Exercise aim:
Retype, word for word, the lines between the ones holding "Output the component" and "const bh = y.bandwidth();", inclusive; pictures stay out of the copy.

◆ ◆ ◆ ◆ ◆ ◆ ◆

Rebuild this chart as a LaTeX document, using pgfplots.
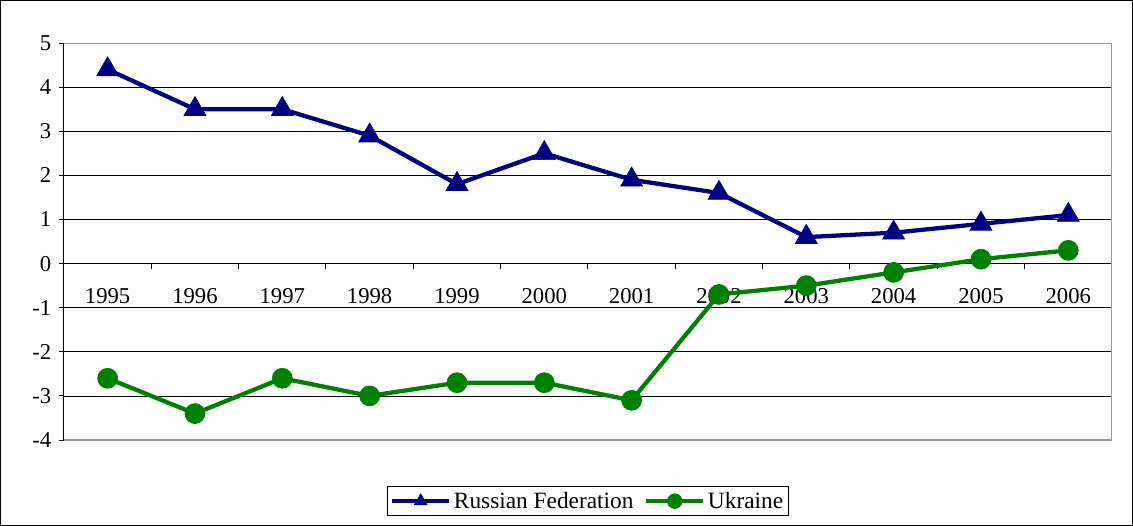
\documentclass[border=0pt]{standalone}
\usepackage{fontspec}
\setmainfont{Liberation Serif}
\usepackage{pgfplots}
\pgfplotsset{compat=1.18}
\definecolor{rfblue}{RGB}{0,0,128}
\definecolor{uagreen}{RGB}{0,128,0}
\begin{document}
\begin{tikzpicture}
\begin{axis}[
  scale only axis, width=786pt, height=297.75pt,
  xmin=-0.5, xmax=11.5, ymin=-4, ymax=5,
  axis x line*=middle, axis y line*=left,
  axis line style={black, line width=0.75pt},
  ytick={-4,-3,...,5},
  /pgf/number format/assume math mode=true,
  ymajorgrids, grid style={black, line width=0.6pt},
  xtick={0.5,1.5,...,10.5}, xticklabels={},
  extra x ticks={0,1,...,11},
  extra x tick labels={1995,1996,1997,1998,1999,2000,2001,2002,2003,2004,2005,2006},
  extra x tick style={major tick length=0pt, xticklabel style={yshift=-15pt}},
  tick align=outside, major tick length=4pt,
  tick style={black, line width=0.75pt},
  tick label style={font=\rmfamily\fontsize{17}{19}\selectfont},
  yticklabel style={xshift=-2pt},
  legend style={at={(0.5,-0.154)}, anchor=center, legend columns=2,
    draw=black, line width=0.6pt, font=\rmfamily\fontsize{17.5}{19}\selectfont,
    inner sep=2pt,
    /tikz/every even column/.append style={column sep=6pt}},
  legend image code/.code={\draw[mark repeat=2, mark phase=2, mark size=5.5pt]
     plot coordinates {(0cm,0cm) (0.75cm,0cm) (1.5cm,0cm)};},
]
\addplot[rfblue, line width=3.2pt, mark=triangle*, mark size=9.5pt,
  mark options={solid, line width=0.5pt}] coordinates {
  (0,4.4) (1,3.5) (2,3.5) (3,2.9) (4,1.8) (5,2.5)
  (6,1.9) (7,1.6) (8,0.6) (9,0.7) (10,0.9) (11,1.1)};
\addlegendentry{Russian Federation}
\addplot[uagreen, line width=3.2pt, mark=*, mark size=7.5pt,
  mark options={solid, line width=0.5pt}] coordinates {
  (0,-2.6) (1,-3.4) (2,-2.6) (3,-3.0) (4,-2.7) (5,-2.7)
  (6,-3.1) (7,-0.7) (8,-0.5) (9,-0.2) (10,0.1) (11,0.3)};
\addlegendentry{Ukraine}
\draw[gray!80, line width=1.5pt] (rel axis cs:0,1) -- (rel axis cs:1,1) -- (rel axis cs:1,0);
\draw[gray!80, line width=1pt] (rel axis cs:0,0) -- (rel axis cs:1,0);
\end{axis}
\draw[black, line width=0.75pt]
  ([shift={(-47.6pt,-64.1pt)}]current axis.south west) rectangle
  ([shift={(15.4pt,31.9pt)}]current axis.north east);
\end{tikzpicture}
\end{document}
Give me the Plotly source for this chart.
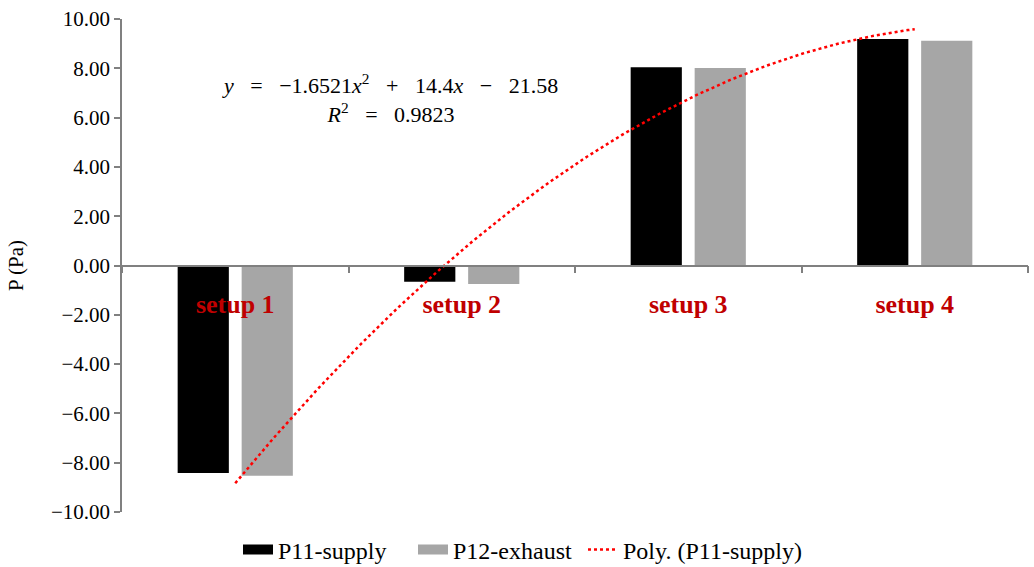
import numpy as np
import plotly.graph_objects as go

# Pressure readings per ventilation setup
setups = ["setup 1", "setup 2", "setup 3", "setup 4"]
p11_supply = [-8.42, -0.66, 8.04, 9.19]
p12_exhaust = [-8.53, -0.75, 8.01, 9.12]

# Second-order polynomial trend fitted to P11-supply (x = 1..4)
poly_coef = [-1.6521, 14.4, -21.58]
r_squared = 0.9823

y_ticks = [-10, -8, -6, -4, -2, 0, 2, 4, 6, 8, 10]

SERIF = "Liberation Serif"
AXIS_GREY = "#808080"
BLACK = "#000000"
GREY = "#A6A6A6"
RED = "#FF0000"

x_trend = np.linspace(1, len(setups), 200)
y_trend = np.polyval(poly_coef, x_trend)

fig = go.Figure()
fig.add_trace(go.Bar(
    x=setups, y=p11_supply, name="P11-supply", showlegend=False,
    marker=dict(color=BLACK, line=dict(width=0)),
))
fig.add_trace(go.Bar(
    x=setups, y=p12_exhaust, name="P12-exhaust", showlegend=False,
    marker=dict(color=GREY, line=dict(width=0)),
))
fig.add_trace(go.Scatter(
    x=x_trend, y=y_trend, name="Poly. (P11-supply)", mode="lines",
    line=dict(color=RED, width=2.5, dash="dot"),
    xaxis="x2", showlegend=False,
))

# Legend keys: wide swatches for the bars, dotted line for the trend
for name, color, width, dash, leg in [
    ("P11-supply", BLACK, 14, "solid", "legend"),
    ("P12-exhaust", GREY, 14, "solid", "legend"),
    ("Poly. (P11-supply)", RED, 2.5, "dot", "legend2"),
]:
    fig.add_trace(go.Scatter(
        x=[None], y=[None], mode="lines", name=name,
        line=dict(color=color, width=width, dash=dash),
        xaxis="x2", showlegend=True, legend=leg,
    ))

sp = " \u2002"
eq_text = (
    f"<i>y</i>{sp}={sp}−{abs(poly_coef[0])}<i>x</i><sup>2</sup>{sp}+{sp}{poly_coef[1]}<i>x</i>{sp}−{sp}{abs(poly_coef[2])}"
    f"<br><i>R</i><sup>2</sup>{sp}={sp}{r_squared}"
)
fig.add_annotation(
    text=eq_text, xref="paper", yref="paper",
    x=(390 - 122) / 906, y=(512 - 98) / 493,
    xanchor="center", yanchor="middle",
    showarrow=False, align="center",
    font=dict(family=SERIF, size=22, color=BLACK),
)

legend_common = dict(
    orientation="h", xanchor="left",
    y=-(550 - 512) / 493, yanchor="middle",
    font=dict(family=SERIF, size=24, color=BLACK),
    itemwidth=30, tracegroupgap=0,
)

fig.update_layout(
    width=1034, height=567,
    margin=dict(l=122, r=6, t=19, b=55, autoexpand=False),
    paper_bgcolor="white", plot_bgcolor="white",
    barmode="group", bargap=0.435, bargroupgap=0.2,
    font=dict(family=SERIF, color=BLACK),
    showlegend=True,
    legend=dict(
        x=(238 - 122) / 906, entrywidth=130, entrywidthmode="pixels",
        **legend_common,
    ),
    legend2=dict(x=(583 - 122) / 906, **legend_common),
    xaxis=dict(
        type="category", range=[-0.5, len(setups) - 0.5],
        anchor="free", position=0.5,
        showline=True, linecolor=AXIS_GREY, linewidth=1.5,
        ticks="outside", tickson="boundaries", ticklen=7, tickcolor=AXIS_GREY,
        tickwidth=1.5,
        tickfont=dict(family=SERIF, size=26, color="#C00000", weight="bold"),
        ticklabelstandoff=16,
        showgrid=False, zeroline=False,
    ),
    xaxis2=dict(
        overlaying="x", range=[0.5, len(setups) + 0.5], visible=False,
    ),
    yaxis=dict(
        range=[-10, 10], tickvals=y_ticks,
        ticktext=[f"{v:.2f}".replace("-", "−") for v in y_ticks],
        showline=True, linecolor=AXIS_GREY, linewidth=1.5,
        ticks="outside", ticklen=6, tickcolor=AXIS_GREY, tickwidth=1.5,
        tickfont=dict(family=SERIF, size=21, color=BLACK),
        showgrid=False, zeroline=False,
        title=dict(text="P (Pa)", font=dict(family=SERIF, size=21), standoff=22),
    ),
)

fig.write_html("out.html")
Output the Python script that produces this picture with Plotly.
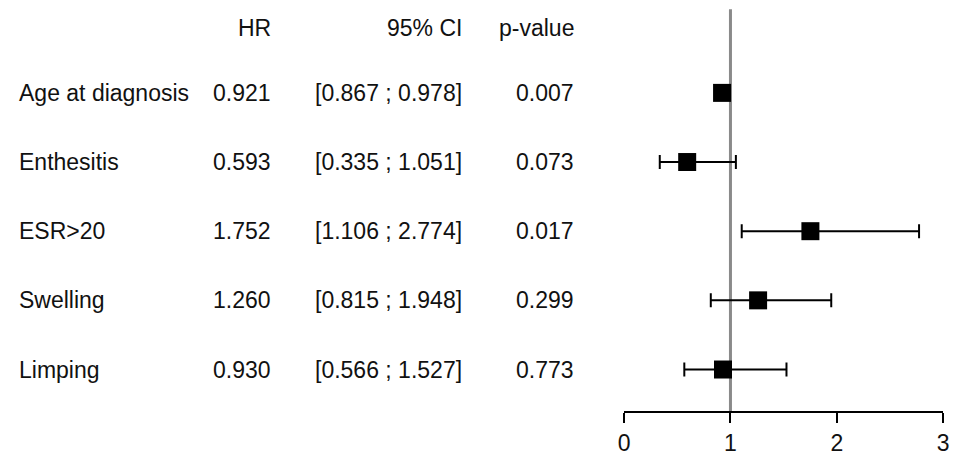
import plotly.graph_objects as go

labels = ["Age at diagnosis", "Enthesitis", "ESR>20", "Swelling", "Limping"]
hr = [0.921, 0.593, 1.752, 1.260, 0.930]
ci_low = [0.867, 0.335, 1.106, 0.815, 0.566]
ci_high = [0.978, 1.051, 2.774, 1.948, 1.527]
pvals = ["0.007", "0.073", "0.017", "0.299", "0.773"]
headers = ["HR", "95% CI", "p-value"]
tick_vals = [0, 1, 2, 3]

W, H = 956, 456
FONT = "Liberation Sans, Arial, Helvetica, sans-serif"
FS = 23

rows = list(range(len(labels)))

fig = go.Figure()
fig.add_trace(go.Scatter(
    x=hr, y=rows, mode="markers",
    marker=dict(symbol="square", size=18, color="black"),
    error_x=dict(type="data", symmetric=False,
                 array=[h - v for h, v in zip(ci_high, hr)],
                 arrayminus=[v - l for v, l in zip(hr, ci_low)],
                 color="black", thickness=2, width=7),
    cliponaxis=False, showlegend=False, hoverinfo="skip",
))

# reference line at HR = 1
fig.add_shape(type="line", xref="x", yref="y", x0=1, x1=1, y0=-1.21, y1=4.6,
              line=dict(color="#8a8a8a", width=3), layer="below")

def px(x):
    return x / W

ann = []
hdr_y = -0.94
ann.append(dict(x=px(270), y=hdr_y, text=headers[0], xanchor="right"))
ann.append(dict(x=px(464), y=hdr_y, text=headers[1], xanchor="right"))
ann.append(dict(x=px(577), y=hdr_y, text=headers[2], xanchor="right"))
for i, lab in enumerate(labels):
    ann.append(dict(x=px(11), y=i, text=lab, xanchor="left"))
    ann.append(dict(x=px(270), y=i, text=f"{hr[i]:.3f}", xanchor="right"))
    ann.append(dict(x=px(464), y=i, text=f"[{ci_low[i]:.3f} ; {ci_high[i]:.3f}]", xanchor="right"))
    ann.append(dict(x=px(577), y=i, text=pvals[i], xanchor="right"))
for a in ann:
    a.update(xref="paper", yref="y", yanchor="middle", showarrow=False,
             font=dict(family=FONT, size=FS, color="#111111"))

fig.update_layout(
    width=W, height=H,
    margin=dict(l=0, r=0, t=0, b=40),
    paper_bgcolor="white", plot_bgcolor="white",
    font=dict(family=FONT, size=FS, color="#111111"),
    annotations=ann,
    xaxis=dict(domain=[626 / W, 949 / W], range=[0, 3], tickvals=tick_vals,
               showgrid=False, zeroline=False, showline=True, linecolor="black",
               linewidth=2, ticks="outside", ticklen=10, tickwidth=2,
               tickcolor="black", tickfont=dict(family=FONT, size=FS, color="#111111"),
               fixedrange=True),
    yaxis=dict(range=[4.6, -1.343], visible=False, showgrid=False,
               zeroline=False, fixedrange=True),
)

fig.write_html("out.html", config={"displayModeBar": False},
               post_script="document.body.style.margin='0px';document.body.style.overflow='hidden';")
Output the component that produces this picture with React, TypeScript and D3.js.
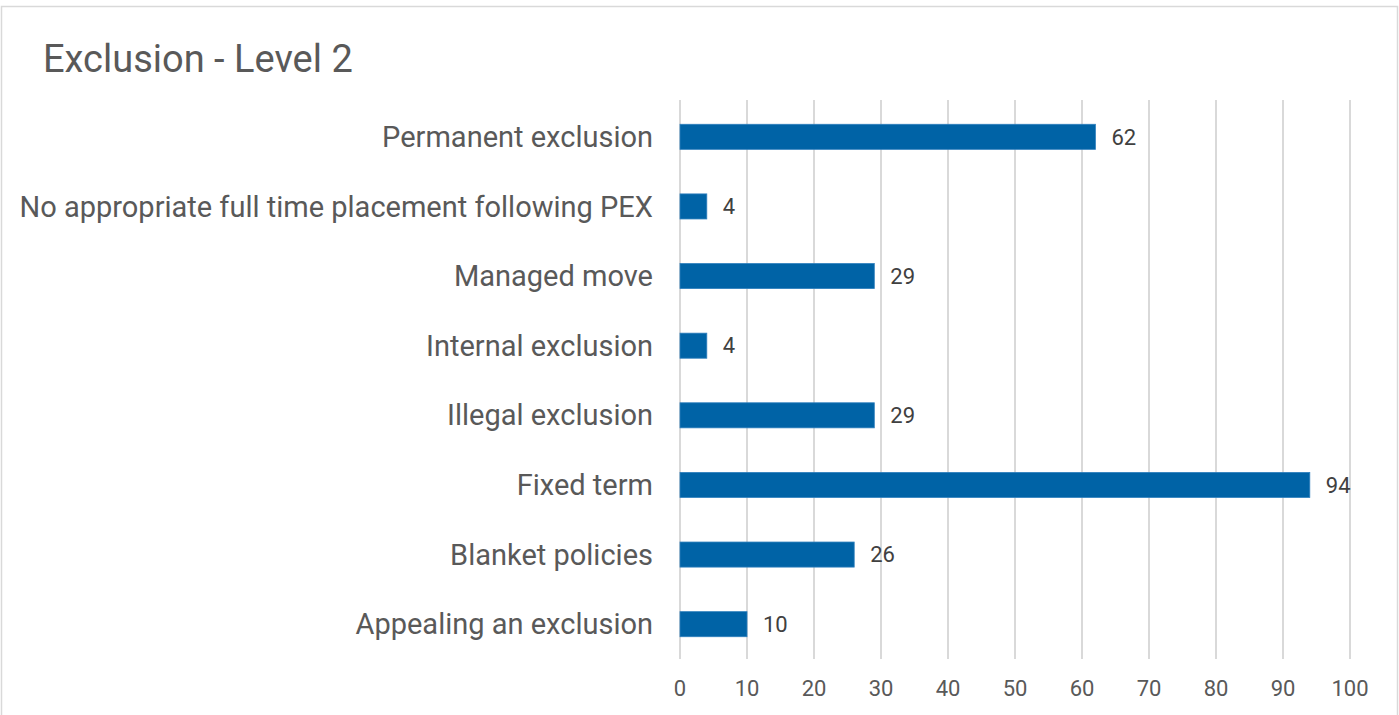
import React from "react";
import * as d3 from "d3";

const categories = [
  "Permanent exclusion",
  "No appropriate full time placement following PEX",
  "Managed move",
  "Internal exclusion",
  "Illegal exclusion",
  "Fixed term",
  "Blanket policies",
  "Appealing an exclusion",
];
const values = [62, 4, 29, 4, 29, 94, 26, 10];
const xTicks = [0, 10, 20, 30, 40, 50, 60, 70, 80, 90, 100];
const title = "Exclusion - Level 2";

const W = 1399;
const H = 715;
const FONT = "Roboto, 'Liberation Sans', Arial, sans-serif";

export default function App() {
  const x = d3.scaleLinear().domain([0, 100]).range([680, 1350]);
  const y = d3
    .scaleBand<string>()
    .domain(categories)
    .range([102, 659])
    .paddingInner(0.64)
    .paddingOuter(0.32);
  const bh = y.bandwidth();

  return (
    <svg
      width={W}
      height={H}
      style={{ position: "absolute", left: 0, top: 0, display: "block", background: "#fff" }}
      fontFamily={FONT}
    >
      <rect x={1.5} y={6.5} width={1396} height={730} fill="#fff" stroke="#d9d9d9" strokeWidth={1.5} />
      <text x={43} y={72} fontSize={38} fill="#595959">
        {title}
      </text>
      {xTicks.map((t) => (
        <g key={t}>
          <line x1={x(t)} x2={x(t)} y1={100} y2={659} stroke="#d9d9d9" strokeWidth={2} />
          <text x={x(t)} y={696} textAnchor="middle" fontSize={22} fill="#595959">
            {t}
          </text>
        </g>
      ))}
      {categories.map((c, i) => {
        const yc = (y(c) as number) + bh / 2;
        return (
          <g key={c}>
            <rect
              x={x(0)}
              y={y(c) as number}
              width={x(values[i]) - x(0)}
              height={bh}
              fill="#0063A6"
              stroke="#2e7fbd"
              strokeWidth={0.8}
            />
            <text x={653} y={yc} dy="0.35em" textAnchor="end" fontSize={29} fill="#595959">
              {c}
            </text>
            <text x={x(values[i]) + 16} y={yc} dy="0.35em" fontSize={22} fill="#404040">
              {values[i]}
            </text>
          </g>
        );
      })}
    </svg>
  );
}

◆ ◆ ◆ ◆ ◆ ◆ ◆

Response to the exercise:
Output the component that produces this picture with React, TypeScript and D3.js.
import React from "react";
import * as d3 from "d3";

const categories = [
  "Permanent exclusion",
  "No appropriate full time placement following PEX",
  "Managed move",
  "Internal exclusion",
  "Illegal exclusion",
  "Fixed term",
  "Blanket policies",
  "Appealing an exclusion",
];
const values = [62, 4, 29, 4, 29, 94, 26, 10];
const xTicks = [0, 10, 20, 30, 40, 50, 60, 70, 80, 90, 100];
const title = "Exclusion - Level 2";

const W = 1399;
const H = 715;
const FONT = "Roboto, 'Liberation Sans', Arial, sans-serif";

export default function App() {
  const x = d3.scaleLinear().domain([0, 100]).range([680, 1350]);
  const y = d3
    .scaleBand<string>()
    .domain(categories)
    .range([102, 659])
    .paddingInner(0.64)
    .paddingOuter(0.32);
  const bh = y.bandwidth();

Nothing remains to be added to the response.